Os únicos dois trunfos da objetividade (utópica) são: 1) (suposta) imparcialidade na avaliação; e 2) maior velocidade no processo. Não há como confiar nessa suposta imparcialidade alegada por quem defende essa “beleza” dos critérios objetivos, pois há muitas subjetividades por detrás que fazem com que essa suposta objetividade seja apenas para inglês ver. Alguém usou critérios subjetivos para escolher os critérios de avaliação, depois utilizou critérios subjetivos para selecionar quais seriam as métricas de mensuração de cada critério, além de, também, ter elaborado um conjunto de regras de participação no processo, que sempre são subjetivas.

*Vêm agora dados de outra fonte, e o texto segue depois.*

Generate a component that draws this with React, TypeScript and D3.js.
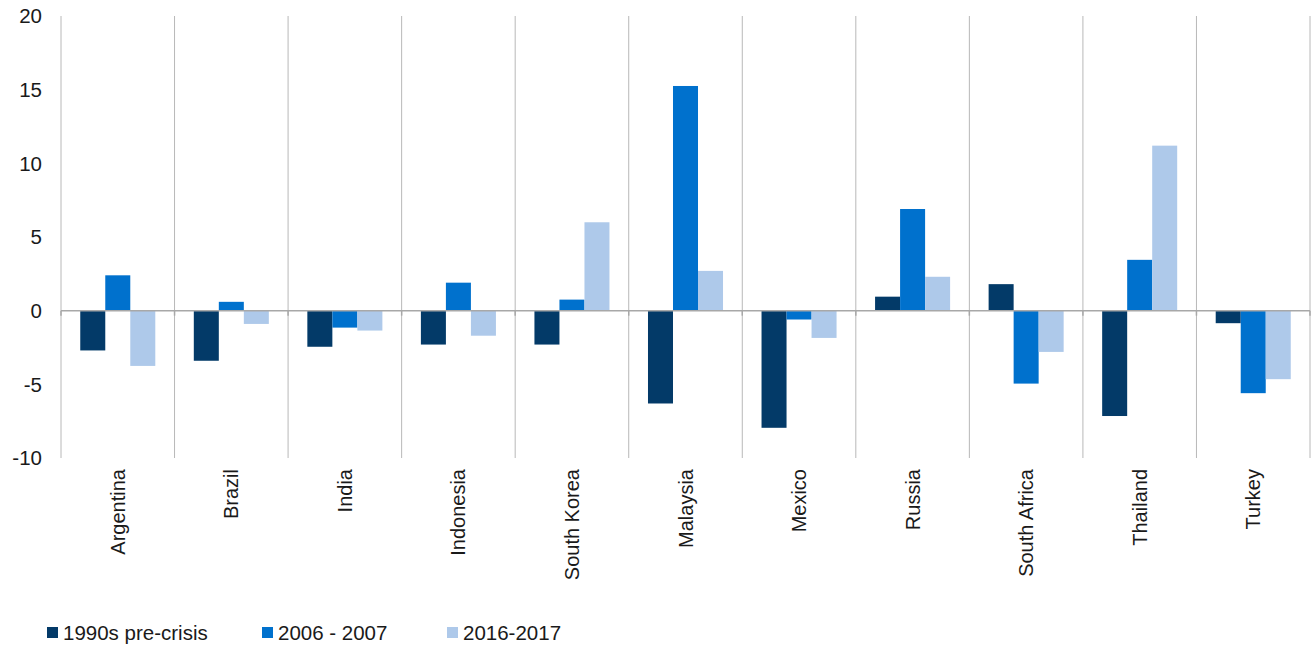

Mesmo com tantas subjetividades envolvidas, realmente podemos dizer que existem processos que são verdadeiramente objetivos? Será que existe mesmo essa “pureza” toda nessas supostas objetividades? Ou será que essas supostas objetividades são mais utilizadas como uma mera forma de se blindarem de críticas por fazerem parecer que “não foi pessoal” a escolha deste em vez daquele? A bem da verdade, nada disso acaba importando muito no fim; acho apenas que haveria maior grau de honestidade envolvido se os responsáveis por tais processos deixassem de lado a ilusão de seu processo seletivo ser tão “puro” e imparcial, pois existem diversas parcialidades aqui e ali. O processo seletivo deles é assim porque eles querem que seja assim, e não porque, supostamente, esse é o melhor modo de se selecionar alguém. Simples assim.

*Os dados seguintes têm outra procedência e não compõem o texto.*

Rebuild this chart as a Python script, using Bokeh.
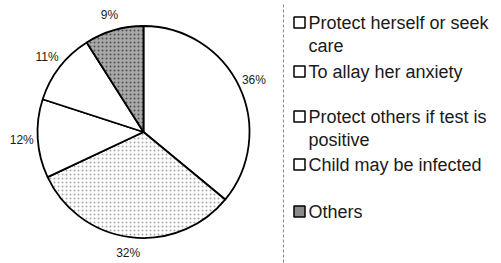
import math
from bokeh.plotting import figure
from bokeh.models import Range1d, ColumnDataSource
from bokeh.core.properties import value
from bokeh.embed import file_html
from bokeh.resources import INLINE

# ---- data ----
categories = ["Protect herself or seek care", "To allay her anxiety",
              "Protect others if test is positive", "Child may be infected", "Others"]
percents = [36, 32, 12, 11, 9]
pct_labels = ["36%", "32%", "12%", "11%", "9%"]
legend_lines = [["Protect herself or seek", "care"], ["To allay her anxiety"],
                ["Protect others if test is", "positive"], ["Child may be infected"], ["Others"]]

# ---- styles ----
fills = ["white", "white", "white", "white", "#a8a8a8"]
hatches = [" ", "dot", " ", " ", "dot"]
hatch_colors = ["#b0b0b0", "#a8a8a8", "#b0b0b0", "#b0b0b0", "#505050"]
marker_fills = ["white", "white", "white", "white", "#8a8a8a"]

FONT = "Liberation Sans"
W, H = 501, 263
SCREEN_H = 263
cx, cy = 143, SCREEN_H - 131.5
R = 106
LABEL_R = 122

p = figure(width=W, height=H, output_backend="svg", toolbar_location=None,
           x_range=Range1d(0, W), y_range=Range1d(SCREEN_H - H, SCREEN_H),
           x_axis_location=None, y_axis_location=None, min_border=0)
p.grid.visible = False
p.outline_line_color = None
p.background_fill_color = "white"
p.border_fill_color = "white"

total = sum(percents)
starts, ends, lx, ly = [], [], [], []
cum = 0
for v in percents:
    a0 = math.pi / 2 - 2 * math.pi * cum / total
    cum += v
    a1 = math.pi / 2 - 2 * math.pi * cum / total
    starts.append(a0)
    ends.append(a1)
    mid = (a0 + a1) / 2
    lx.append(cx + LABEL_R * math.cos(mid))
    ly.append(cy + LABEL_R * math.sin(mid))

src = ColumnDataSource(dict(start=starts, end=ends, fill=fills, hatch=hatches,
                            hcol=hatch_colors, lx=lx, ly=ly, lab=pct_labels))
p.wedge(x=cx, y=cy, radius=R, start_angle="start", end_angle="end", direction="clock",
        source=src, fill_color="fill", line_color="black", line_width=1.8,
        hatch_pattern="hatch", hatch_color="hcol", hatch_scale=4, hatch_weight=1)

p.text(x="lx", y="ly", text="lab", source=src, text_font=value(FONT),
       text_font_size="12px", text_align="center", text_baseline="middle", text_color="#1a1a1a")

# legend frame line (dashed)
p.segment(x0=[283], y0=[SCREEN_H - 4], x1=[283], y1=[0], line_color="#888888",
          line_width=1, line_dash="3 2")

row_y = [22, 71, 116, 164, 211]
mx, my, tx, ty, tt = [], [], [], [], []
for i, lines in enumerate(legend_lines):
    mx.append(299)
    my.append(SCREEN_H - row_y[i])
    for j, t in enumerate(lines):
        tx.append(308)
        ty.append(SCREEN_H - (row_y[i] + 23 * j))
        tt.append(t)

p.scatter(x=mx, y=my, marker="square", size=11, fill_color=marker_fills,
          line_color="black", line_width=1.5)
p.text(x=tx, y=ty, text=tt, text_font=value(FONT), text_font_size="18px",
       text_align="left", text_baseline="middle", text_color="#1a1a1a")

open("out.html", "w").write(file_html(p, INLINE))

E é claro que os processos seletivos foram explorados aqui apenas como uma roupagem para abordar essa questão, mas ela não se aplica somente a esses cenários. Onde quer que aleguem que estejam utilizando critérios objetivos para tomar decisões, sempre haverá quem pense que isso implica algum grau de pureza e imparcialidade à decisão, mesmo sendo mera ilusão, porque sempre haverá um leque enorme de subjetividades por detrás que precisariam ser muito bem camufladas ou ignoradas.